EXERCISE DETAILS
State how many lines contain the string "this", and write nothing else.

RECORD SET
════════════════════

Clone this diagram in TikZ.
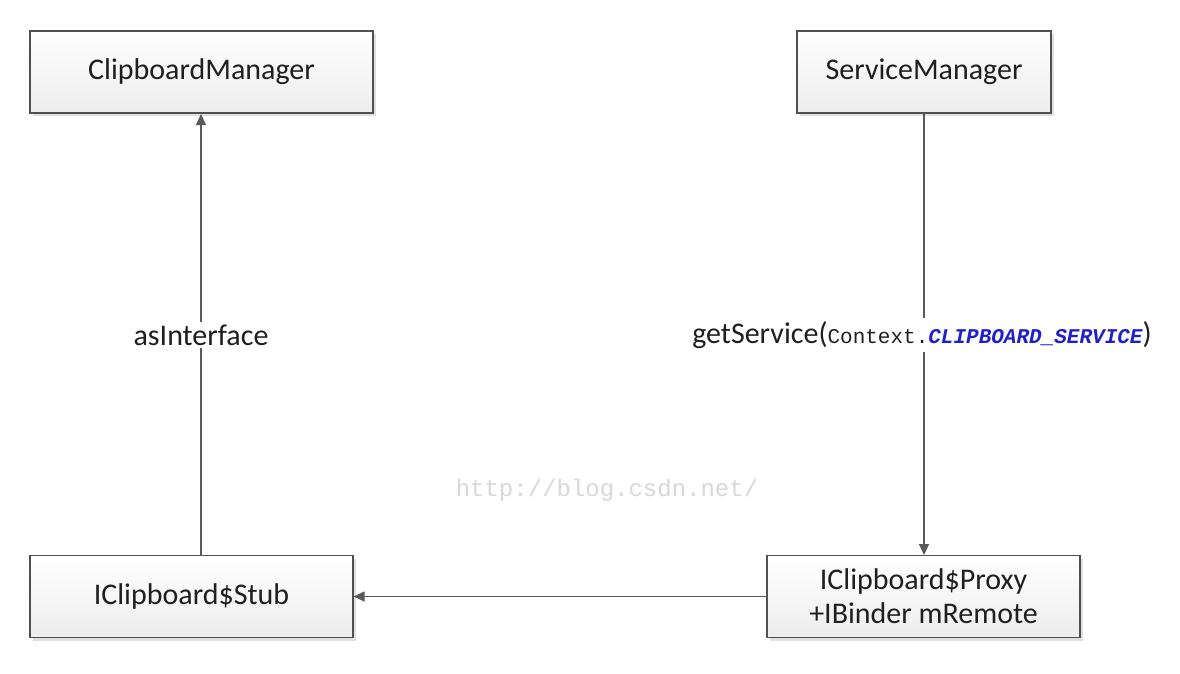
\documentclass[tikz,border=0pt]{standalone}
\usepackage{fontspec}
\setmainfont{Carlito}
\newfontfamily\codefont{Liberation Mono}
\usetikzlibrary{arrows.meta,shadows}
\definecolor{edgegray}{HTML}{595959}
\definecolor{boxline}{HTML}{505050}
\definecolor{kwblue}{HTML}{2020C8}
\definecolor{wmgray}{HTML}{D8D8D8}
\tikzset{
  classbox/.style={draw=boxline, line width=1.2pt, top color=white, bottom color=black!7,
    minimum height=82pt, align=center, inner sep=2pt,
    font=\fontsize{30}{34}\selectfont, text=black!88,
    drop shadow={shadow xshift=3pt, shadow yshift=-3pt, fill=black!12, opacity=1}},
  conn/.style={draw=edgegray, line width=1.2pt, -{Triangle[length=11pt,width=10pt]}},
  lbl/.style={fill=white, inner sep=3pt, font=\fontsize{30}{34}\selectfont, text=black!88},
}
\begin{document}
\begin{tikzpicture}[x=1pt,y=-1pt]
\useasboundingbox (0,0) rectangle (1180,673);
\fill[white] (0,0) rectangle (1180,673);
\node[classbox, minimum width=343pt] (cm) at (201.5,72) {ClipboardManager};
\node[classbox, minimum width=254pt] (sm) at (924,72) {ServiceManager};
\node[classbox, minimum width=323pt] (stub) at (191.5,596.5) {IClipboard\$Stub};
\node[classbox, minimum width=313pt] (proxy) at (923.5,596.5) {IClipboard\$Proxy\\+IBinder mRemote};
\coordinate (cmb) at (201,114);
\coordinate (stubt) at (201,556);
\coordinate (smb) at (924,114);
\coordinate (proxyt) at (924,555);
\draw[conn] (stubt) -- (cmb);
\draw[conn] (smb) -- (proxyt);
\draw[conn] (proxy.west) -- (stub.east);
\node[lbl] (asi) at (201,335) {asInterface};
\node[lbl] (gs) at (922,335) {getService({\codefont\fontsize{21}{24}\selectfont Context.\textcolor{kwblue}{\bfseries\itshape CLIPBOARD\_SERVICE}})};
\node[font=\codefont\fontsize{24}{26}\selectfont, text=wmgray] (wm) at (607,490) {http://blog.csdn.net/};
\end{tikzpicture}
\end{document}
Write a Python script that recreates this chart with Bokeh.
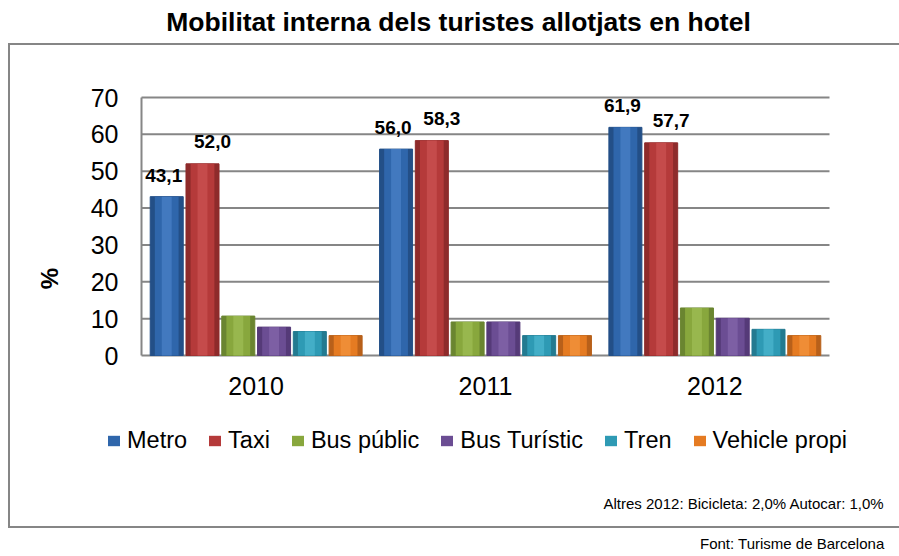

════════════════════

ANSWER TO THE TASK
2